-- begin --
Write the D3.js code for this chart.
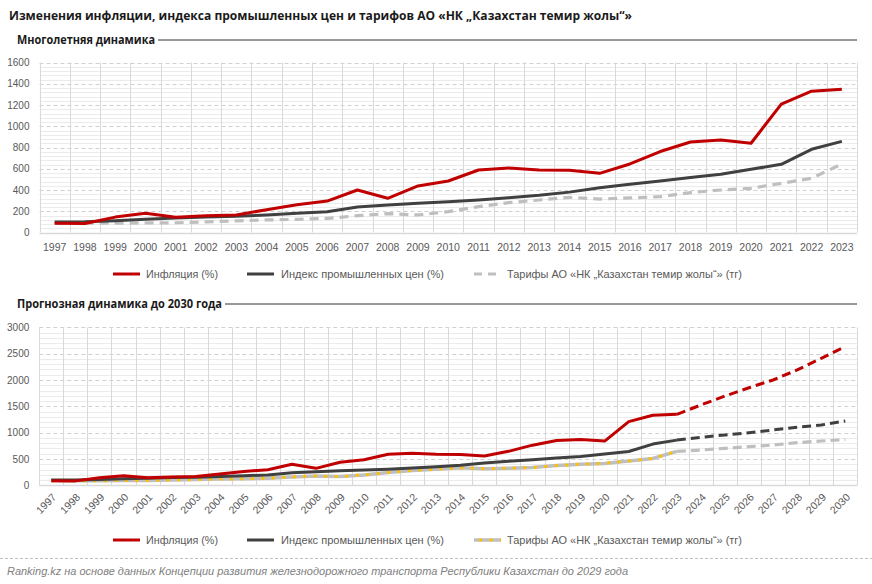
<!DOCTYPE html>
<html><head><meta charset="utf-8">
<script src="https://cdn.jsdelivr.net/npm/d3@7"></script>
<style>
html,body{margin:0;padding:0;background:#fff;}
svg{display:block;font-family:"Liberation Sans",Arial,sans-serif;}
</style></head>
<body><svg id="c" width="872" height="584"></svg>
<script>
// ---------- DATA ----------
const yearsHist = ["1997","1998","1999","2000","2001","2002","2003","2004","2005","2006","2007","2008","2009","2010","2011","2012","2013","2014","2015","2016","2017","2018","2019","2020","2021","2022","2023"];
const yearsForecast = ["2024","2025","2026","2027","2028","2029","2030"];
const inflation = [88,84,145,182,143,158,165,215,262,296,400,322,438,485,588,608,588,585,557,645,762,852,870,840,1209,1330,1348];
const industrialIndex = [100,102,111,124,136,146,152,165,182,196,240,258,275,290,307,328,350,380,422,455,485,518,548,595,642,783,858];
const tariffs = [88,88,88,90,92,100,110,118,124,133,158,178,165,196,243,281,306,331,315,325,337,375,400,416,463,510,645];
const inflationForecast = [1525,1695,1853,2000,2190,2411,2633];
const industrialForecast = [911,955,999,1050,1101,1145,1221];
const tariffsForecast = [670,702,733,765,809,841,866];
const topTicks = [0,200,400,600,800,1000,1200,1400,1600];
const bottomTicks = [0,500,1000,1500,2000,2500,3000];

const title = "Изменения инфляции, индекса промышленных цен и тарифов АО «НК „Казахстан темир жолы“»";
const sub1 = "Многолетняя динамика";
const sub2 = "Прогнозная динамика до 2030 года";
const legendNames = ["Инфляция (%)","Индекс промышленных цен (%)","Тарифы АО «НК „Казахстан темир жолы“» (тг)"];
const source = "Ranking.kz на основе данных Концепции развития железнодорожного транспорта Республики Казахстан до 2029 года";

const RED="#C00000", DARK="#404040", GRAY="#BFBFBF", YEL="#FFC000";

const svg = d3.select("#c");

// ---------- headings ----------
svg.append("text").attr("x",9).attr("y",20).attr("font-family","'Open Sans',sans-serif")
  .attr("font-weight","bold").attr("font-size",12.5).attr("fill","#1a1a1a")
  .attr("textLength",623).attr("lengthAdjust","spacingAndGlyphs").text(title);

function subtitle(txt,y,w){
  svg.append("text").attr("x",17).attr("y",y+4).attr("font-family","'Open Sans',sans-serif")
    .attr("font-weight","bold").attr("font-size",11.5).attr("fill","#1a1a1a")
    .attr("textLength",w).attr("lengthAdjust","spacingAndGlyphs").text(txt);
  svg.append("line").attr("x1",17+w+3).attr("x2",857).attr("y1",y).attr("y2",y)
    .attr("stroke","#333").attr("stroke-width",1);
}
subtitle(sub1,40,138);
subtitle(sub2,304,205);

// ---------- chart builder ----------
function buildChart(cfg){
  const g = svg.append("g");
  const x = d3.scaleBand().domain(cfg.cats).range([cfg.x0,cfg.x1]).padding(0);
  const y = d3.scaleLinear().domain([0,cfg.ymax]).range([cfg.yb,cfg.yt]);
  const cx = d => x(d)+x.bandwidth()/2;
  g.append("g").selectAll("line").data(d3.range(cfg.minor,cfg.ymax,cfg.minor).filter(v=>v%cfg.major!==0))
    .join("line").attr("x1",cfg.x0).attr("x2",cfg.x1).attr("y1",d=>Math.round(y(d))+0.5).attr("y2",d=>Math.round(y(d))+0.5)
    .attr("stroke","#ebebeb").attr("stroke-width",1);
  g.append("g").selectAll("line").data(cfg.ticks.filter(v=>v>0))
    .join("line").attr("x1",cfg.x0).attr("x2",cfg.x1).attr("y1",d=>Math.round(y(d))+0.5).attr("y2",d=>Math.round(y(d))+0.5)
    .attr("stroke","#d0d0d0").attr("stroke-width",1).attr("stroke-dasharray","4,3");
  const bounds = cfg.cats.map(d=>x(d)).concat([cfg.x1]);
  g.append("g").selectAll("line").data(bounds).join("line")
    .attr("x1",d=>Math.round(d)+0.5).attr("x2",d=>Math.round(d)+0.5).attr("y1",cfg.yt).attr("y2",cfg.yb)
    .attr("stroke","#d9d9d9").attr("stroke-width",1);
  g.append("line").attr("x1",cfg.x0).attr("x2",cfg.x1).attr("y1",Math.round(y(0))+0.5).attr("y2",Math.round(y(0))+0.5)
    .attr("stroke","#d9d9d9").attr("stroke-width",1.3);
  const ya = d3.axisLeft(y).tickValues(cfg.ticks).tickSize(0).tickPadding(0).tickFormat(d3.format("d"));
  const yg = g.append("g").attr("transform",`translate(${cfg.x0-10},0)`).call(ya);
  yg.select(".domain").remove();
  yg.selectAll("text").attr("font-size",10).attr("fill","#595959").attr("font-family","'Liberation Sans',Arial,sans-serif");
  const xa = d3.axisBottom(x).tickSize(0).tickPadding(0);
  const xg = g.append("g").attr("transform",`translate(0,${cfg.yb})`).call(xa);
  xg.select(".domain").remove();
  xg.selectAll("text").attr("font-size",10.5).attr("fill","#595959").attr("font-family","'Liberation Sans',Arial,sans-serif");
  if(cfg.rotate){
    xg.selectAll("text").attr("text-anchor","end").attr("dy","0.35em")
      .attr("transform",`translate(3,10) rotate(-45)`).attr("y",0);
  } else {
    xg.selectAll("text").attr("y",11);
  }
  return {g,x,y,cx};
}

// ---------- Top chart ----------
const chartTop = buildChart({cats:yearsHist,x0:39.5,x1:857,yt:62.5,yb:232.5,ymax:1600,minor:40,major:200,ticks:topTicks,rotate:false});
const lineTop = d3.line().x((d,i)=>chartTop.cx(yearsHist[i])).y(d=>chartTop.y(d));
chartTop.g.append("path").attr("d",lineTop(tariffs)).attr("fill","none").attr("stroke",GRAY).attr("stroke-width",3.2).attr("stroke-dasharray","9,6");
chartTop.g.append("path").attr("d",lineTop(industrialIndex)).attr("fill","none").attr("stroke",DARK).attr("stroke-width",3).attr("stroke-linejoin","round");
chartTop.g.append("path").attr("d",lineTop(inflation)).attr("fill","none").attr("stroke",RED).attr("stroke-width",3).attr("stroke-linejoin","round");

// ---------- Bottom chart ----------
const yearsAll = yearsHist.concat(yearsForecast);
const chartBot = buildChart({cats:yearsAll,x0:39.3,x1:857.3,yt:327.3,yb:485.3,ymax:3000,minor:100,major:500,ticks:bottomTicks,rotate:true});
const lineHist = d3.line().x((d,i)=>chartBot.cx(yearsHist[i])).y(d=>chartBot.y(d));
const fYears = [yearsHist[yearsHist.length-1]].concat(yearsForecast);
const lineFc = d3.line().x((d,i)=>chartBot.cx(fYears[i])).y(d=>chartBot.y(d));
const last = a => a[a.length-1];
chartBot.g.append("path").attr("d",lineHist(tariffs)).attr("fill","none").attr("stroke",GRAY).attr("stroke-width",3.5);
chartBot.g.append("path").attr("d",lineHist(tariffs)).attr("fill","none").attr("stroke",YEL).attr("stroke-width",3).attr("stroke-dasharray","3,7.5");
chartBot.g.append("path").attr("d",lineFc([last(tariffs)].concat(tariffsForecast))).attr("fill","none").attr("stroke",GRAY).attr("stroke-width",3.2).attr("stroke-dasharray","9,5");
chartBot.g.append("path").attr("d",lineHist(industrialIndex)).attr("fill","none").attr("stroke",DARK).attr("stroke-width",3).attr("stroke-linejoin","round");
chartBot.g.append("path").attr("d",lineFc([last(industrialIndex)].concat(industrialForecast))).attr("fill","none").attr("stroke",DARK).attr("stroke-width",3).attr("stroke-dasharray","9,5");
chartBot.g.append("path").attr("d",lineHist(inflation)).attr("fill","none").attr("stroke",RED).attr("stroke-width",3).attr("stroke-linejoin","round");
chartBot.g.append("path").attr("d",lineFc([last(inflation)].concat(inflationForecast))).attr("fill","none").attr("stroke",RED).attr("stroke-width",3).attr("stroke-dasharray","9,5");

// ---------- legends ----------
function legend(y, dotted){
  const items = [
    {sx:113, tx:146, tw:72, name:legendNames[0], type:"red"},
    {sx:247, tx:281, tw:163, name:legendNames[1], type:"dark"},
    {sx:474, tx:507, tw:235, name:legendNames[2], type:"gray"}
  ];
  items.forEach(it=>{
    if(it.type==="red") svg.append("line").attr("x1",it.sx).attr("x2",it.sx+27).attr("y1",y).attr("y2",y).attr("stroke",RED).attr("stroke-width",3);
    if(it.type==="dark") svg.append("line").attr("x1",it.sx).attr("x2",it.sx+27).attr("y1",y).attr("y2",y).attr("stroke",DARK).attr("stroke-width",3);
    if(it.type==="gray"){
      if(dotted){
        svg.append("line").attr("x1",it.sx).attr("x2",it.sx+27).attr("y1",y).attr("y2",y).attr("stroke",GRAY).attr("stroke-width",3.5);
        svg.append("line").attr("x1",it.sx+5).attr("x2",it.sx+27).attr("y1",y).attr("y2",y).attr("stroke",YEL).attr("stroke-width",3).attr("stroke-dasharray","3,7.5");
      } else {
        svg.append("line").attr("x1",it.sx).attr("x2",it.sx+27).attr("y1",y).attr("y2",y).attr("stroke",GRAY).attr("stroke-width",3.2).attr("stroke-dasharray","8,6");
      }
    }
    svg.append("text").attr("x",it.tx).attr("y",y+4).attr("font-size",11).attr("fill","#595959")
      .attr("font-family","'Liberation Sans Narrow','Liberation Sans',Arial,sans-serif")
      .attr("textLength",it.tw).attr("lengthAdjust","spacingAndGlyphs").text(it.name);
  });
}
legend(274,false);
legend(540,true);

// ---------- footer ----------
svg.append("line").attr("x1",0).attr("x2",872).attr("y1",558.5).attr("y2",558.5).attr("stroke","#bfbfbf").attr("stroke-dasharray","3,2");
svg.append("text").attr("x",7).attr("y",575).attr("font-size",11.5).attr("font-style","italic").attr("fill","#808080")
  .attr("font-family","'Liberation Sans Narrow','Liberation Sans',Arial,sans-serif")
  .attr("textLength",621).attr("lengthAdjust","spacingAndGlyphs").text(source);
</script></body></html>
-- end --
• **Short task**: Write out, word for word, the lines from the start of the data through the one holding "const bottomTicks = [0,500,1000,1500,2000,2500,3000];". Omit pictures.

• **Completed exercise**:
Write the D3.js code for this chart.
<!DOCTYPE html>
<html><head><meta charset="utf-8">
<script src="https://cdn.jsdelivr.net/npm/d3@7"></script>
<style>
html,body{margin:0;padding:0;background:#fff;}
svg{display:block;font-family:"Liberation Sans",Arial,sans-serif;}
</style></head>
<body><svg id="c" width="872" height="584"></svg>
<script>
// ---------- DATA ----------
const yearsHist = ["1997","1998","1999","2000","2001","2002","2003","2004","2005","2006","2007","2008","2009","2010","2011","2012","2013","2014","2015","2016","2017","2018","2019","2020","2021","2022","2023"];
const yearsForecast = ["2024","2025","2026","2027","2028","2029","2030"];
const inflation = [88,84,145,182,143,158,165,215,262,296,400,322,438,485,588,608,588,585,557,645,762,852,870,840,1209,1330,1348];
const industrialIndex = [100,102,111,124,136,146,152,165,182,196,240,258,275,290,307,328,350,380,422,455,485,518,548,595,642,783,858];
const tariffs = [88,88,88,90,92,100,110,118,124,133,158,178,165,196,243,281,306,331,315,325,337,375,400,416,463,510,645];
const inflationForecast = [1525,1695,1853,2000,2190,2411,2633];
const industrialForecast = [911,955,999,1050,1101,1145,1221];
const tariffsForecast = [670,702,733,765,809,841,866];
const topTicks = [0,200,400,600,800,1000,1200,1400,1600];
const bottomTicks = [0,500,1000,1500,2000,2500,3000];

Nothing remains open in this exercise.